A brand-new wardrobe from Saks, a private jet, and a red-carpet guest list: just your average Sweet Sixteen party.


At least it is for the teens who attend Tate, the posh all-girls high school in Manhattan. But Laura Finnegan—thrift store junkie and scholarship student at Tate—isn't like everyone else. And when her best friends Whitney and Sophie begin obsessing over their birthday bashes, tempers start to flare, Prada bags go flying, and guys are tossed around in vicious tug-of-war battles. Whose Sweet Sixteen will reign supreme?


It’s worth noting that, in addition to being a (former) Bravolebrity, Kargman, per the Wall Street Journal piece “Bullets and 'F-Bombs'” (October 11, 2011), is an Upper East Sider* who, like Gwyneth Paltrow, went to The Spence School, a tony all-girls prep school in Manhattan, which, per Harper Collins, is where Kargman met Karasyov; thus, Kargman and Karasyov may be the ideal co-authors for a novel like Bittersweet Sixteen. 


In preparation for a new book, From Gossip Girl to Pretty Little Liars: A Study of Age Gap Relationships in YA Novels, I’ve read a number of YA novels that are set in Manhattan prep schools, but the level of materialism in those novels ceases to amaze me. For example, here’s Bittersweet Sixteen’s opening paragraph:


There’s one thing you have to know. In the world of private schools, penthouses on Park Avenue, chauffeur-driven Bentleys, and $100-a-plate family dinners at Le Cirque, one thing reigns supreme as the pinnacle of a tenth-grade girl’s social calendar in New York: the almighty Sweet Sixteen birthday extravaganza. [Emphasis added]


The Plaza

As for the Sweet Sixteen extravaganzas, Sophie’s was held at The Plaza, where “Male models dressed as Tarzans swung from leafy vines [...] Thong-clad “tribal” waiters passed shish kebabs from flaming serving trays and little rawhide tents were scattered around the room”. 


Interestingly, Laura narrated that “most teens” used the little rawhide tents for “heavy petting sessions”. (Oxford Languages defined heav·y pet·ting (noun) aserotic contact between two people involving stimulation of the genitals but stopping short of intercourse”.) The (teen) heavy petting that took place in the tents at Whitney’s Sweet Sixteen brings me to the next common theme slash motif that I’ve noted in YA novels that are set in Manhattan prep schools, which is self-sexualized (i.e., provocative) schoolgirls. 
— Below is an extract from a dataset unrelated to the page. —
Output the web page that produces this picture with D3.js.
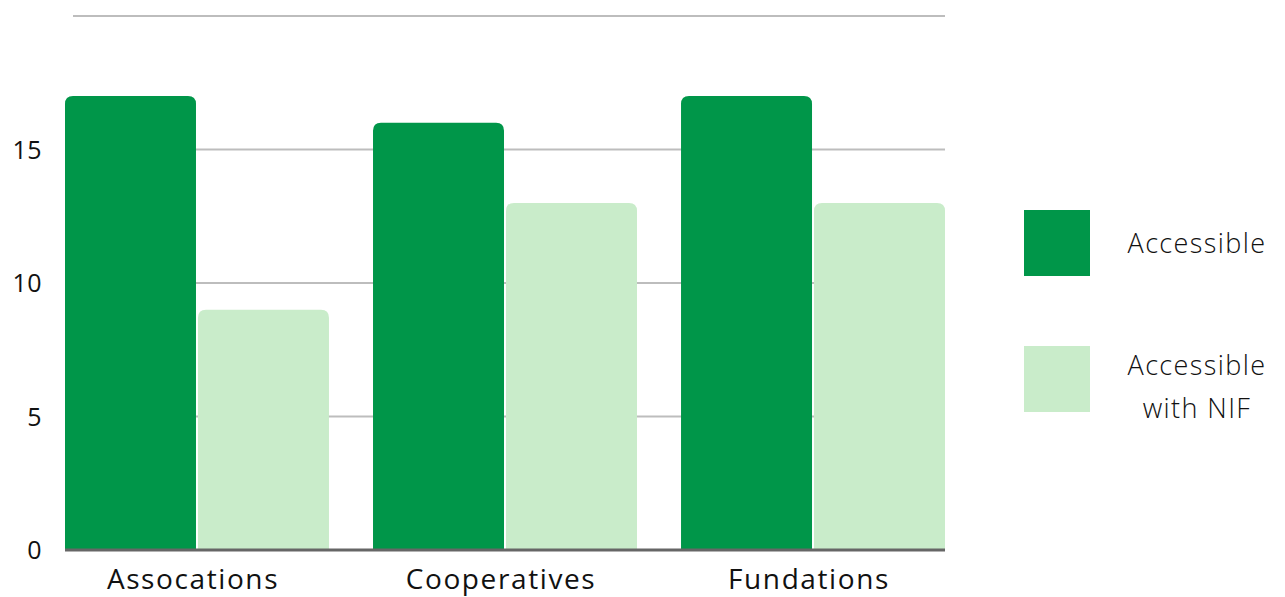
<!DOCTYPE html>
<html>
<head>
<meta charset="utf-8">
<script src="https://cdn.jsdelivr.net/npm/d3@7"></script>
<style>
  html, body { margin: 0; padding: 0; background: #fff; }
  svg { display: block; }
  text { font-family: "Open Sans", "Lato", sans-serif; fill: #111; }
</style>
</head>
<body>
<svg id="chart" width="1285" height="597"></svg>
<script>
// Organisation types and counts per series
const categories = ["Assocations", "Cooperatives", "Fundations"];
const seriesNames = ["Accessible", "Accessible with NIF"];
const accessible = [17, 16, 17];
const accessibleWithNif = [9, 13, 13];
const yTicks = [0, 5, 10, 15, 20];
const yTickLabels = ["0", "5", "10", "15", ""];
const colors = ["#009649", "#c9ecca"];

const svg = d3.select("#chart");
const plot = { left: 65, right: 945, top: 16, bottom: 550 };

const x0 = d3.scaleBand()
  .domain(categories)
  .range([plot.left, plot.right])
  .paddingInner(0.143)
  .paddingOuter(0);

const x1 = d3.scaleBand()
  .domain(seriesNames)
  .range([0, x0.bandwidth()])
  .paddingInner(0.015);

const y = d3.scaleLinear().domain([0, 20]).range([plot.bottom, plot.top]);

// Horizontal gridlines
svg.append("g")
  .selectAll("line")
  .data(yTicks.filter(t => t > 0))
  .join("line")
  .attr("x1", 73)
  .attr("x2", plot.right)
  .attr("y1", d => y(d))
  .attr("y2", d => y(d))
  .attr("stroke", "#bdbdbd")
  .attr("stroke-width", 2);

// Y-axis tick labels
svg.append("g")
  .selectAll("text")
  .data(yTicks)
  .join("text")
  .attr("x", 42)
  .attr("y", d => y(d))
  .attr("dy", "0.36em")
  .attr("text-anchor", "end")
  .attr("font-size", 25)
  .attr("letter-spacing", 0.5)
  .text((d, i) => yTickLabels[i]);

// Bars with rounded top corners
function topRounded(x, yTop, w, h, r) {
  r = Math.min(r, h, w / 2);
  return `M${x},${yTop + h}V${yTop + r}Q${x},${yTop} ${x + r},${yTop}` +
         `H${x + w - r}Q${x + w},${yTop} ${x + w},${yTop + r}V${yTop + h}Z`;
}

const rows = categories.map((c, i) => ({
  category: c,
  values: [
    { series: seriesNames[0], value: accessible[i], color: colors[0] },
    { series: seriesNames[1], value: accessibleWithNif[i], color: colors[1] }
  ]
}));

svg.append("g")
  .selectAll("g")
  .data(rows)
  .join("g")
  .attr("transform", d => `translate(${x0(d.category)},0)`)
  .selectAll("path")
  .data(d => d.values)
  .join("path")
  .attr("d", d => topRounded(x1(d.series), y(d.value), x1.bandwidth(), y(0) - y(d.value), 8))
  .attr("fill", d => d.color);

// Baseline
svg.append("line")
  .attr("x1", plot.left)
  .attr("x2", plot.right)
  .attr("y1", y(0))
  .attr("y2", y(0))
  .attr("stroke", "#666")
  .attr("stroke-width", 3);

// Category labels
svg.append("g")
  .selectAll("text")
  .data(categories)
  .join("text")
  .attr("x", d => x0(d) + x0.bandwidth() / 2 - 4)
  .attr("y", 589)
  .attr("text-anchor", "middle")
  .attr("font-size", 28)
  .attr("letter-spacing", 1.6)
  .text(d => d);

// Legend
const legend = svg.append("g");
const legendItems = [
  { lines: ["Accessible"], color: colors[0], top: 210, textY: [243] },
  { lines: ["Accessible", "with NIF"], color: colors[1], top: 346, textY: [365, 408] }
];
legendItems.forEach(item => {
  legend.append("rect")
    .attr("x", 1024).attr("y", item.top)
    .attr("width", 66).attr("height", 66)
    .attr("fill", item.color);
  item.lines.forEach((line, j) => {
    legend.append("text")
      .attr("x", 1197)
      .attr("y", item.textY[j])
      .attr("dy", "0.36em")
      .attr("text-anchor", "middle")
      .attr("font-size", 27)
      .attr("font-weight", 300)
      .attr("letter-spacing", 1.4)
      .text(line);
  });
});
</script>
</body>
</html>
For example, in Bittersweet Sixteen, Sophie was described as blond with “white teeth and very plump lips”. Like Gwyneth Paltrow and her classmates at Spence, Sophie tailored her schoolgirl uniform skirt “way above the knees”, and she pulled her “white oxford ever so tight around her suspiciously ample boobs”. (Was Laura implying by narrating “suspiciously ample” that Sophie may have had a (teen) boob job?)


Sophie didn’t understand why Tate’s headmistress didn’t approve of how tightly she wore her uniform shirt, which Sophie did to strategically accentuate her “boobs”.


“I can tell. The headmistress gave me daggers when she saw how tight my shirt was. Do they, like, want us to forget that we have boobs? Why don’t they just suit us up in nuns’ outfits and strap them down?” said Sophie.”


Even off campus, Sophie accentuated her boobs. For example, one day “buxom” Sophie wore a “too-tight V-neck black [Dolce & Gabbana] sweater.” In general, whether on or off campus, Sophie wore her clothes “short, tight, revealing, and [with] logos.” Consequently, Sophie was considered “a blond stick with knockers.” And despite Sophie being a mere 15-years-old, “She was sexy.” Consequently, “guys were going to lap [her] up with a spoon.” Whatever that sexual innuendo means.


Marquee

Like Gywneth, Sophie, and some of her classmates sneaked out of the house. Sometimes they sneaked out to meet up with schoolboys (e.g., at the San Gennaro festival), and sometimes they went to clubs too (e.g., Marquee).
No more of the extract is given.